→ **SET EXERCISE**
Without the pictures, extract every line from the start of the material to the line containing "from matplotlib.patches import Patch", both ends included.

→ **SUPPLIED INFORMATION**

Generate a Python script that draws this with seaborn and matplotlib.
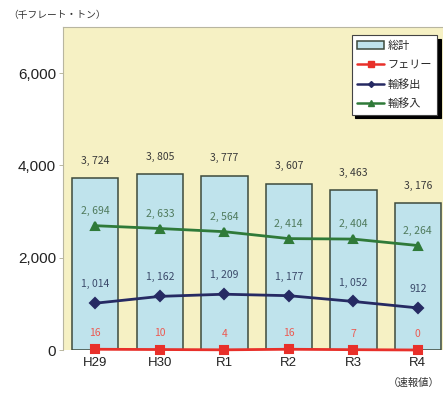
import matplotlib
matplotlib.use("Agg")
import matplotlib.pyplot as plt
import seaborn as sns
import pandas as pd
from matplotlib.lines import Line2D
from matplotlib.patches import Patch

years = ["H29", "H30", "R1", "R2", "R3", "R4"]
total = [3724, 3805, 3777, 3607, 3463, 3176]
ferry = [16, 10, 4, 16, 7, 0]
outbound = [1014, 1162, 1209, 1177, 1052, 912]
inbound = [2694, 2633, 2564, 2414, 2404, 2264]
yticks = [0, 2000, 4000, 6000]

sns.set_theme(style="white")
plt.rcParams["font.family"] = ["Noto Sans CJK JP", "DejaVu Sans"]

BG = "#f6f1c4"
BAR = "#bfe3ec"
BAR_EDGE = "#3d4a3c"
RED = "#e8302a"
NAVY = "#262a63"
GREEN = "#2f7a39"

fig = plt.figure(figsize=(4.43, 3.93), dpi=100)
ax = fig.add_axes([63 / 443, 43 / 393, 380 / 443, 323 / 393])
ax.set_facecolor(BG)

df = pd.DataFrame({"year": years, "total": total, "ferry": ferry,
                   "outbound": outbound, "inbound": inbound})

sns.barplot(data=df, x="year", y="total", color=BAR, edgecolor=BAR_EDGE,
            linewidth=1.1, width=0.72, saturation=1, ax=ax, zorder=2)
sns.pointplot(data=df, x="year", y="inbound", color=GREEN, marker="^",
              markersize=6, linewidth=2.0, ax=ax, zorder=4)
sns.pointplot(data=df, x="year", y="outbound", color=NAVY, marker="D",
              markersize=5, linewidth=2.0, ax=ax, zorder=4)
sns.pointplot(data=df, x="year", y="ferry", color=RED, marker="s",
              markersize=6, linewidth=2.0, ax=ax, zorder=5, clip_on=False)

def fmt(v):
    return f"{v:,}".replace(",", ", ")

for i in range(len(years)):
    ax.annotate(fmt(total[i]), (i, total[i]), xytext=(0, 9), textcoords="offset points",
                ha="center", va="bottom", fontsize=7.5, color="#3a3a3a")
    ax.annotate(fmt(inbound[i]), (i, inbound[i]), xytext=(0, 7), textcoords="offset points",
                ha="center", va="bottom", fontsize=7.5, color="#4f7a5c")
    ax.annotate(fmt(outbound[i]), (i, outbound[i]), xytext=(0, 10), textcoords="offset points",
                ha="center", va="bottom", fontsize=7.5, color="#3b4a6a")
    ax.annotate(fmt(ferry[i]), (i, ferry[i]), xytext=(0, 8), textcoords="offset points",
                ha="center", va="bottom", fontsize=7.5, color="#ec5a52")

ax.set_xlim(-0.5, 5.39)
ax.set_ylim(0, 7000)
ax.set_yticks(yticks)
ax.set_yticklabels([f"{v:,}" for v in yticks], fontsize=11, family="Liberation Sans",
                   color="#222222")
ax.set_xticks(range(len(years)))
ax.set_xticklabels(years, fontsize=9.5, family="Liberation Sans", color="#222222")
ax.tick_params(axis="y", length=3, width=0.6, color="#b0ad90", pad=2, left=True)
ax.tick_params(axis="x", length=0, pad=5)
ax.set_xlabel("")
ax.set_ylabel("")
for side in ["top", "left"]:
    ax.spines[side].set_color("#b8b6a0")
    ax.spines[side].set_linewidth(0.8)
ax.spines["right"].set_visible(False)
ax.spines["bottom"].set_visible(False)

handles = [
    Patch(facecolor=BAR, edgecolor=BAR_EDGE, linewidth=1.1, label="総計"),
    Line2D([], [], color=RED, marker="s", markersize=4, linewidth=1.8, label="フェリー"),
    Line2D([], [], color=NAVY, marker="D", markersize=3, linewidth=1.8, label="輸移出"),
    Line2D([], [], color=GREEN, marker="^", markersize=4, linewidth=1.8, label="輸移入"),
]
leg = ax.legend(handles=handles, loc="upper right", bbox_to_anchor=(0.985, 0.975),
                fontsize=8, frameon=True, fancybox=False, edgecolor="#444444",
                framealpha=1, handlelength=2.4, handletextpad=0.3, borderpad=0.5,
                labelspacing=0.8, borderaxespad=0,
                shadow={"color": "black", "alpha": 1, "ox": 2.5, "oy": -2.5})
leg.get_frame().set_linewidth(0.8)

fig.text(8 / 443, 1 - 15 / 393, "（千フレート・トン）", fontsize=7, va="center",
         ha="left", color="#333333")
fig.text(440 / 443, 1 - 383 / 393, "（速報値）", fontsize=7.5, va="center",
         ha="right", color="#333333")

fig.savefig("out.png", dpi=100)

→ **SOLUTION TO THE EXERCISE**
Generate a Python script that draws this with seaborn and matplotlib.
import matplotlib
matplotlib.use("Agg")
import matplotlib.pyplot as plt
import seaborn as sns
import pandas as pd
from matplotlib.lines import Line2D
from matplotlib.patches import Patch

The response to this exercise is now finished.